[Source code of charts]
..............................

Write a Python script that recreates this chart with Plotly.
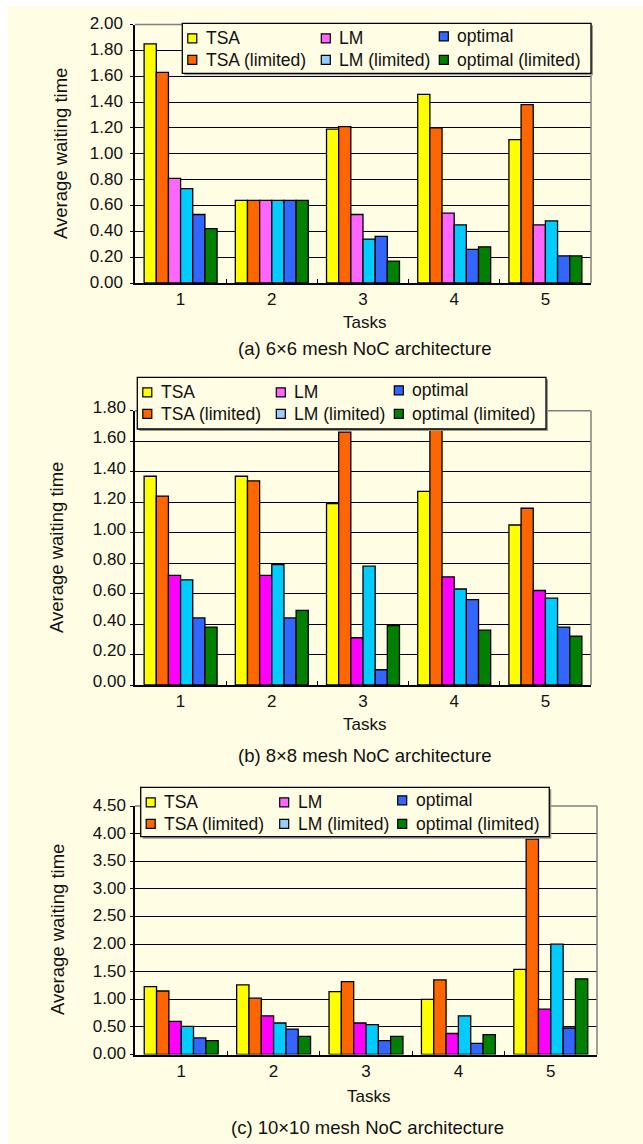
import plotly.graph_objects as go

W, H = 643, 1144

tasks = ["1", "2", "3", "4", "5"]
series_names = ["TSA", "TSA (limited)", "LM", "LM (limited)", "optimal", "optimal (limited)"]

# (a) 6x6 mesh
mesh6_tsa = [1.85, 0.64, 1.19, 1.46, 1.11]
mesh6_tsa_lim = [1.63, 0.64, 1.21, 1.20, 1.38]
mesh6_lm = [0.81, 0.64, 0.53, 0.54, 0.45]
mesh6_lm_lim = [0.73, 0.64, 0.34, 0.45, 0.48]
mesh6_opt = [0.53, 0.64, 0.36, 0.26, 0.21]
mesh6_opt_lim = [0.42, 0.64, 0.17, 0.28, 0.21]

# (b) 8x8 mesh
mesh8_tsa = [1.37, 1.37, 1.19, 1.27, 1.05]
mesh8_tsa_lim = [1.24, 1.34, 1.66, 1.68, 1.16]
mesh8_lm = [0.72, 0.72, 0.31, 0.71, 0.62]
mesh8_lm_lim = [0.69, 0.79, 0.78, 0.63, 0.57]
mesh8_opt = [0.44, 0.44, 0.10, 0.56, 0.38]
mesh8_opt_lim = [0.38, 0.49, 0.39, 0.36, 0.32]

# (c) 10x10 mesh
mesh10_tsa = [1.23, 1.26, 1.14, 1.00, 1.54]
mesh10_tsa_lim = [1.15, 1.02, 1.32, 1.35, 3.90]
mesh10_lm = [0.60, 0.70, 0.57, 0.38, 0.82]
mesh10_lm_lim = [0.51, 0.57, 0.54, 0.70, 2.00]
mesh10_opt = [0.30, 0.46, 0.25, 0.20, 0.48]
mesh10_opt_lim = [0.25, 0.33, 0.33, 0.36, 1.37]

captions = ["(a) 6×6 mesh NoC architecture",
            "(b) 8×8 mesh NoC architecture",
            "(c) 10×10 mesh NoC architecture"]

BG = "#FFFDE3"
TEXT = "#111111"
FONT = "Liberation Sans, Arial, sans-serif"

bar_colors = ["#FFFF00", "#FF6600", "#FF66FF", "#00CCFF", "#3366FF", "#008000"]
swatch_colors = ["#FFFF00", "#FF6600", "#FF66FF", "#99CCFF", "#3366FF", "#008000"]


def px(x):
    return x / W


def py(y):
    return 1 - y / H


# pixel layout of each panel
panels = [
    dict(values=[mesh6_tsa, mesh6_tsa_lim, mesh6_lm, mesh6_lm_lim, mesh6_opt, mesh6_opt_lim],
         ymax=2.0, dtick=0.2, lm="#FF66FF",
         x0=135, x1=591, ytop=24.5, ybot=283, shift=-1, standoff=4,
         ytitle=(61, 154), tasks_y=323, cap_y=349,
         box=(182.3, 23.3, 591, 73.3)),
    dict(values=[mesh8_tsa, mesh8_tsa_lim, mesh8_lm, mesh8_lm_lim, mesh8_opt, mesh8_opt_lim],
         ymax=1.8, dtick=0.2, lm="#FF00FF",
         x0=135, x1=591, ytop=410.7, ybot=685, shift=-4, standoff=1,
         ytitle=(57, 548), tasks_y=724, cap_y=755,
         box=(137.3, 377.3, 546, 429)),
    dict(values=[mesh10_tsa, mesh10_tsa_lim, mesh10_lm, mesh10_lm_lim, mesh10_opt, mesh10_opt_lim],
         ymax=4.5, dtick=0.5, lm="#FF00FF",
         x0=135, x1=597, ytop=806, ybot=1054.5, shift=-1, standoff=1,
         ytitle=(57, 930), tasks_y=1096, cap_y=1127,
         box=(140.7, 787.3, 549.3, 836.7)),
]

fig = go.Figure()
shapes = []
annotations = []

# page background with a thin white strip on the left and top
shapes.append(dict(type="rect", xref="paper", yref="paper", layer="below",
                   x0=px(8), x1=1, y0=0, y1=py(6),
                   fillcolor=BG, line=dict(width=0)))

layout_axes = {}
for k, p in enumerate(panels):
    n = "" if k == 0 else str(k + 1)
    xa, ya = "x" + n, "y" + n
    colors = list(bar_colors)
    colors[2] = p["lm"]
    for i, name in enumerate(series_names):
        fig.add_trace(go.Bar(
            x=tasks, y=p["values"][i], name=name, xaxis=xa, yaxis=ya,
            marker=dict(color=colors[i], line=dict(color="#000000", width=1.3)),
            showlegend=False))

    layout_axes["xaxis" + n] = dict(
        type="category", domain=[px(p["x0"]), px(p["x1"])], anchor=ya,
        range=[-0.5, 4.5], showline=True, linecolor="#000000", linewidth=2,
        ticks="inside", tickson="boundaries", ticklen=4, tickcolor="#000000",
        tickfont=dict(size=17, color=TEXT), showgrid=False, fixedrange=True,
        automargin=False)
    layout_axes["yaxis" + n] = dict(
        domain=[py(p["ybot"]), py(p["ytop"])], anchor=xa,
        range=[0, p["ymax"]], dtick=p["dtick"], tick0=0, tickformat=".2f",
        showline=True, linecolor="#000000", linewidth=1.5,
        ticks="outside", ticklen=3, tickcolor="#000000",
        showgrid=True, gridcolor="#000000", gridwidth=1.2, zeroline=False,
        tickfont=dict(size=17, color=TEXT), ticklabelshift=p["shift"],
        ticklabelstandoff=p["standoff"],
        fixedrange=True, automargin=False)

    # grey frame on top and right
    shapes.append(dict(type="line", xref="paper", yref="paper", layer="above",
                       x0=px(p["x0"]), x1=px(p["x1"]), y0=py(p["ytop"]), y1=py(p["ytop"]),
                       line=dict(color="#808080", width=1.5)))
    shapes.append(dict(type="line", xref="paper", yref="paper", layer="above",
                       x0=px(p["x1"]), x1=px(p["x1"]), y0=py(p["ytop"]), y1=py(p["ybot"]),
                       line=dict(color="#808080", width=1.5)))

    # legend box with a soft shadow
    l, t, r, b = p["box"]
    shapes.append(dict(type="rect", xref="paper", yref="paper", layer="above",
                       x0=px(l + 2), x1=px(r + 2), y0=py(b + 2), y1=py(t + 2),
                       fillcolor="#9a9a90", line=dict(width=0)))
    shapes.append(dict(type="rect", xref="paper", yref="paper", layer="above",
                       x0=px(l), x1=px(r), y0=py(b), y1=py(t),
                       fillcolor=BG, line=dict(color="#000000", width=1.3)))
    col_sw = [l + 5.5, l + 139, l + 257]
    row_y = [t + 15, t + 36.5]
    for i, name in enumerate(series_names):
        c, rr = i // 2, i % 2
        cy = row_y[rr] - (2 if (c == 2 and rr == 0) else 0)
        sx = col_sw[c]
        shapes.append(dict(type="rect", xref="paper", yref="paper", layer="above",
                           x0=px(sx), x1=px(sx + 9), y0=py(cy + 4.5), y1=py(cy - 4.5),
                           fillcolor=swatch_colors[i], line=dict(color="#000000", width=1.2)))
        annotations.append(dict(xref="paper", yref="paper", x=px(sx + 16), y=py(cy),
                                xanchor="left", yanchor="middle", showarrow=False,
                                text=name, font=dict(size=17.5, color=TEXT)))

    cx = (p["x0"] + p["x1"]) / 2
    annotations.append(dict(xref="paper", yref="paper", x=px(p["ytitle"][0]), y=py(p["ytitle"][1]),
                            xanchor="center", yanchor="middle", showarrow=False, textangle=-90,
                            text="Average waiting time", font=dict(size=18.5, color=TEXT)))
    annotations.append(dict(xref="paper", yref="paper", x=px(cx + 2), y=py(p["tasks_y"]),
                            xanchor="center", yanchor="middle", showarrow=False,
                            text="Tasks", font=dict(size=17, color=TEXT)))
    annotations.append(dict(xref="paper", yref="paper", x=px(cx + 1), y=py(p["cap_y"]),
                            xanchor="center", yanchor="middle", showarrow=False,
                            text=captions[k], font=dict(size=18.5, color=TEXT)))

fig.update_layout(
    width=W, height=H,
    margin=dict(l=0, r=0, t=0, b=0),
    paper_bgcolor="#FFFFFF", plot_bgcolor="rgba(0,0,0,0)",
    font=dict(family=FONT, color=TEXT),
    barmode="group", bargap=0.2, bargroupgap=0,
    showlegend=False,
    shapes=shapes, annotations=annotations,
    **layout_axes)

fig.write_html("out.html")
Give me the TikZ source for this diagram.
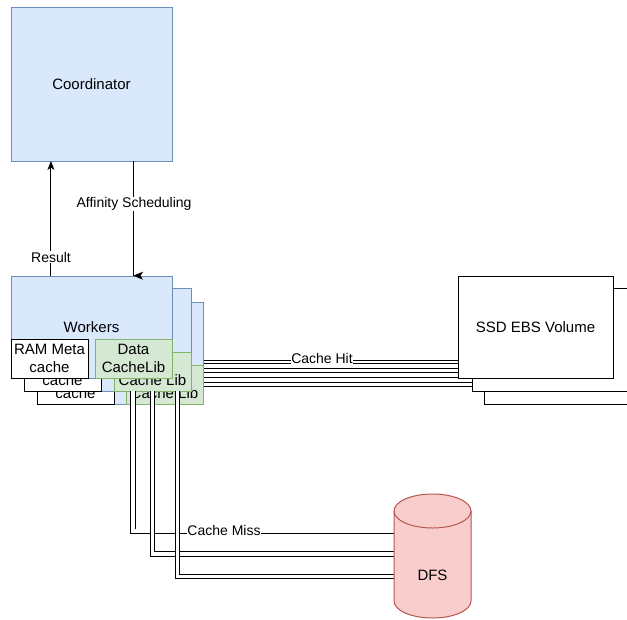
\documentclass[tikz,border=0pt]{standalone}
\usepackage{fontspec}
\setmainfont{Liberation Sans}
\usetikzlibrary{arrows.meta,calc}
\definecolor{bluefill}{HTML}{DAE8FC}
\definecolor{bluedraw}{HTML}{6C8EBF}
\definecolor{greenfill}{HTML}{D5E8D4}
\definecolor{greendraw}{HTML}{82B366}
\definecolor{redfill}{HTML}{F8CECC}
\definecolor{reddraw}{HTML}{B85450}
\begin{document}
\begin{tikzpicture}[x=1pt,y=-1pt,
  box/.style={rectangle,inner sep=0pt,outer sep=0pt,line width=1pt,
    font=\fontsize{15}{18}\selectfont,align=center},
  bluebox/.style={box,fill=bluefill,draw=bluedraw},
  greenbox/.style={box,fill=greenfill,draw=greendraw,minimum width=77pt,minimum height=39pt},
  rambox/.style={box,fill=white,draw=black,minimum width=77pt,minimum height=39pt},
  ssdbox/.style={box,fill=white,draw=black,minimum width=155pt,minimum height=102pt},
  lbl/.style={fill=white,inner sep=0.5pt,font=\fontsize{14}{16}\selectfont},
  arrow/.style={draw=black,line width=1pt,-{Stealth[length=9pt,width=7pt,inset=2.5pt]}},
  link/.style={draw=black,line width=0.9pt,double=white,double distance=3.8pt}]
\useasboundingbox (0,0) rectangle (627,619);
\clip (0,0) rectangle (627,619);

% anchor boxes for the connectors (drawn below the worker stack)
\node[box,minimum width=77pt,minimum height=39pt] (g1) at (133.5,358.5) {};
\node[box,minimum width=155pt,minimum height=102pt] (s1) at (535.5,327) {};
\node[box,minimum width=155pt,minimum height=103pt] (s2) at (549.5,339.5) {};
\node[box,minimum width=77pt,minimum height=124pt] (dfs) at (432.5,556) {};

% cache hit links, running behind the worker stack
\draw[link] (g1.east |- 0,358.3) -- (s1.west |- 0,358.3);
\draw[link] (g1.east |- 0,366.2) -- (s1.west |- 0,366.2);
\draw[link] (g1.east |- 0,375) -- (s1.west |- 0,375);
\draw[link] (g1.east |- 0,384.5) -- (s2.west |- 0,384.5);
\node[lbl] (hit) at (322,358.5) {Cache Hit};

% SSD volume stack
\node[ssdbox] (s3) at (561.5,353) {};
\node[ssdbox,minimum height=103pt] at (s2) {};
\node[ssdbox] at (s1) {SSD EBS Volume};

% coordinator
\node[bluebox,minimum width=161pt,minimum height=154pt] (coord) at (91.5,84) {Coordinator};

% worker stack, back to front
\node[bluebox,minimum width=166pt,minimum height=102pt] (w3) at (120,353) {};
\node[rambox] (r3) at (75.5,384.5) {RAM Meta\\cache};
\node[greenbox] (g3) at (164.5,384.5) {Data\\Cache Lib};
\node[bluebox,minimum width=167pt,minimum height=103pt] (w2) at (107.5,339.5) {};
\node[rambox] (r2) at (62.5,371.5) {RAM Meta\\cache};
\node[greenbox] (g2) at (152.5,371.5) {Data\\Cache Lib};
\node[bluebox,minimum width=161pt,minimum height=102pt] (w1) at (91.5,327) {Workers};
\node[rambox] (r1) at (49.5,358.5) {RAM Meta\\cache};
\node[greenbox] at (g1) {Data\\CacheLib};

% scheduling and results
\draw[arrow] ($(w1.north west)!0.248!(w1.north east)$) -- ($(coord.south west)!0.248!(coord.south east)$);
\coordinate (affin) at ($(w1.north west)!0.758!(w1.north east)$);
\draw[line width=1pt] ($(coord.south west)!0.758!(coord.south east)$) -- (affin);
\fill ($(affin)+(0,-0.3)$) -- ++(10,-4) -- ++(-2.5,4) -- ++(2.5,4) -- cycle;
\node[lbl] (res) at (51,257) {Result};
\node[lbl] (aff) at (134,204) {Affinity Scheduling};

% cache miss links down to the DFS
\draw[link] (g2.south -| 133.2,0) |- (dfs.west |- 0,531.3);
\draw[link] (g2.south -| 152.5,0) |- (dfs.west |- 0,554.2);
\draw[link] (g2.south -| 177.5,0) |- (dfs.west |- 0,576.5);
\node[lbl] (miss) at (224,530.5) {Cache Miss};

% DFS cylinder
\filldraw[fill=redfill,draw=reddraw,line width=1pt]
  (394,511) -- (394,601) arc[start angle=180,end angle=0,x radius=38.5,y radius=17]
  -- (471,511) arc[start angle=0,end angle=-180,x radius=38.5,y radius=17] -- cycle;
\draw[draw=reddraw,line width=1pt] (394,511) arc[start angle=180,end angle=0,x radius=38.5,y radius=17];
\node[font=\fontsize{15}{18}\selectfont] at ($(dfs.center)+(0,19)$) {DFS};
\end{tikzpicture}
\end{document}
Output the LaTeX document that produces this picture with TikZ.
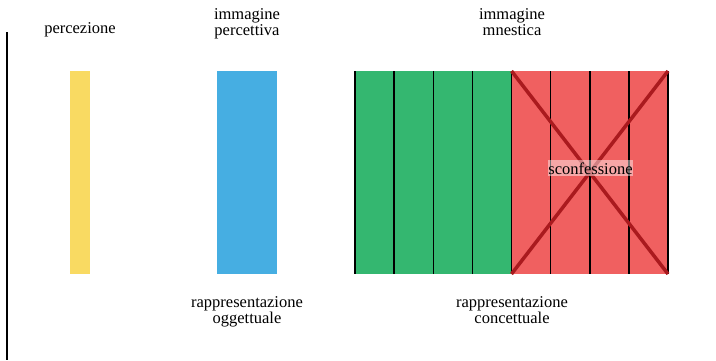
\documentclass[tikz,border=0pt]{standalone}
\usepackage{fontspec}
\setmainfont{Liberation Serif}

\definecolor{yel}{RGB}{249,218,98}
\definecolor{blu}{RGB}{70,174,226}
\definecolor{grn}{RGB}{52,183,112}
\definecolor{rd}{RGB}{240,96,96}
\definecolor{xrd}{RGB}{170,26,30}

\begin{document}
\begin{tikzpicture}[x=1pt,y=-1pt,
    lab/.style={align=center,inner sep=0pt,anchor=base,
      font=\fontsize{16.5}{15.5}\selectfont}]
\useasboundingbox (0,0) rectangle (716,360);

      % axis
      \path (7,32) coordinate (a1) (7,360) coordinate (a2);
      \draw[line width=1.5pt] (a1) to (a2);

      % yellow bar
      \path (70,71) coordinate (y1) (90,274) coordinate (y2);
      \fill[yel] (y1) rectangle (y2);

      % blue bar
      \path (217,71) coordinate (c1) (277,274) coordinate (c2);
      \fill[blu] (c1) rectangle (c2);

      % stripes
      \foreach \j in {0,...,8}
      { \path (355+39.125*\j,71) coordinate (t\j); \path (355+39.125*\j,274) coordinate (b\j); }
      \fill[grn] (t0) rectangle (b4);
      \fill[rd] (t4) rectangle (b8);
      \foreach \j in {0,...,8}
      { \draw[line width=1.5pt] (t\j) to (b\j); }
      \draw[xrd,line width=3.5pt] (t4) to (b8) (t8) to (b4);

      % labels (base = last line)
      \node[lab] (perc) at (80,33) {percezione};
      \node[lab] (imp) at (247,35) {immagine\\percettiva};
      \node[lab] (imm) at (512,35) {immagine\\mnestica};
      \node[lab] (rog) at (247,323) {rappresentazione\\oggettuale};
      \node[lab] (rco) at (512,323) {rappresentazione\\concettuale};
      \node[lab,fill=white,fill opacity=.45,text opacity=1,inner ysep=2pt] (sc) at (590.5,174) {sconfessione};
    \end{tikzpicture}
\end{document}
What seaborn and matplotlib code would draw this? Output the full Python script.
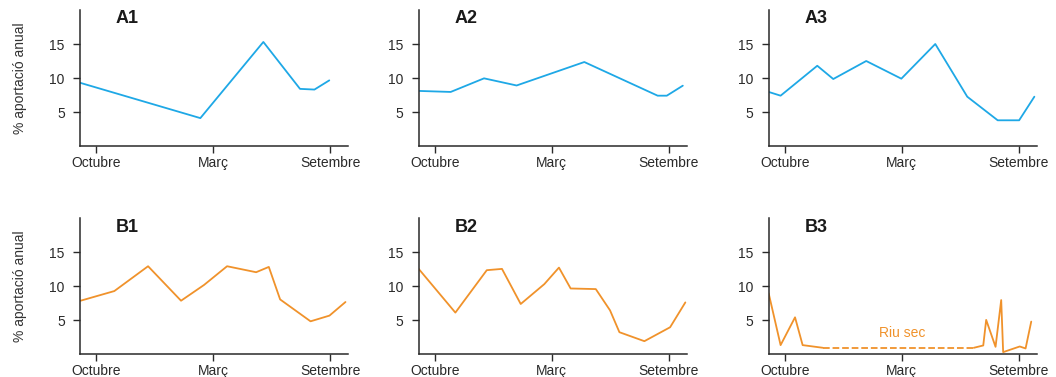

..............................

→ **What you will do**: Keep to the stretch from the line containing "Output the LaTeX" through the line containing "(y1) rectangle (y2);", both ends included, and copy it exactly from the listing above, minus the pictures.

→ **Result**:
Output the LaTeX document that produces this picture with TikZ.
\documentclass[tikz,border=0pt]{standalone}
\usepackage{fontspec}
\setmainfont{Liberation Serif}

\definecolor{yel}{RGB}{249,218,98}
\definecolor{blu}{RGB}{70,174,226}
\definecolor{grn}{RGB}{52,183,112}
\definecolor{rd}{RGB}{240,96,96}
\definecolor{xrd}{RGB}{170,26,30}

\begin{document}
\begin{tikzpicture}[x=1pt,y=-1pt,
    lab/.style={align=center,inner sep=0pt,anchor=base,
      font=\fontsize{16.5}{15.5}\selectfont}]
\useasboundingbox (0,0) rectangle (716,360);

      % axis
      \path (7,32) coordinate (a1) (7,360) coordinate (a2);
      \draw[line width=1.5pt] (a1) to (a2);

      % yellow bar
      \path (70,71) coordinate (y1) (90,274) coordinate (y2);
      \fill[yel] (y1) rectangle (y2);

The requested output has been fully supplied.